Yes, this is a good idea. However, this is just something that we
would choose to do now and we could select a different policy in the
future if that could bring other advantages. Setting the color to
black is probably a good choice, but I don't think that the user has
to be aware of this.
> > So the concept "alpha = hiding" does not work for case (2). In
> > addition, even case (1) has some problems because sticking to that
> > model would prevent the GIMP or GEGL from optimizing the memory usage
> > by clearing and freeing tiles that are fully transparent (this would
> > be useful if we want to implement layers that grow and shrink on
> > demand, as requested in bug #93639 and bug #98776).
> This is indeed an interesting point. Basically the only advantage that
> I could find in your concept so far but indeed a compelling one.
Thanks. Note that even if this could be important in the future, I
did not want to insist too much on the implementation details such as
how to allow layers to grow/shrink dynamically. I am more concerned
about the perception that users have of the alpha channel: is it right
for the users to think that the alpha channel can always be considered
as a simple hiding mechanism? As I tried to show above, this can be
wrong so it would be safer to support a different point of view:
transparent pixels are gone but can be rescued via the undo stack (if
they were cleared within the GIMP).
> I don't see why you want to limit GIMP in this way. It is an image
> manipulation program. Manipulation IMO includes being able to reveal
> the content of transparent areas. The information is there; why
> shouldn't the user be able to use it?
I don't want to limit the GIMP, because the same results can easily be
obtained in a slightly different way while still giving us the freedom
to change the internal implementation in the future. Also, I wouldn't
mind if some way to edit the alpha channel directly was still
available, as long as it would be among the advanced/weird/potentially
dangerous/hackers' features. It should not be the preferred way to
alter the transparency of an image, and especially not for rescuing
pixels that have been erased by accident.

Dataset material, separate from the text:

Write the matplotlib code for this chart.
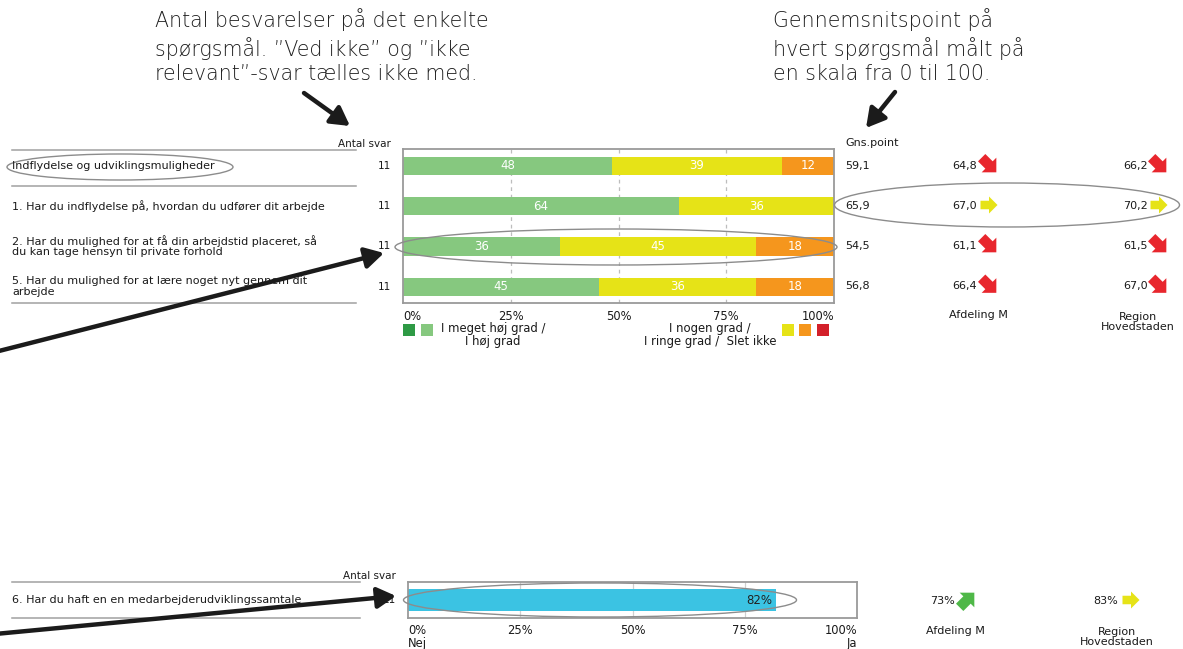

This is a matter of perception. Being able to edit the alpha channel
directly and exposing the internal data associated with transparent
pixels is fine in a hacker's tool, but it does not really fit in a
program that can rival with other professional image editors. The
GIMP is a bit of both, of course. That's why it is nice to have some
semi-hidden features that can allow the advanced users who are not
afraid of looking under the hood to perform some operations that would
confuse the average user. But I would like to avoid having these
special features among the "normal" features, especially if the mere
presence of these features would create or reinforce a perception that
is incorrect (or not always correct).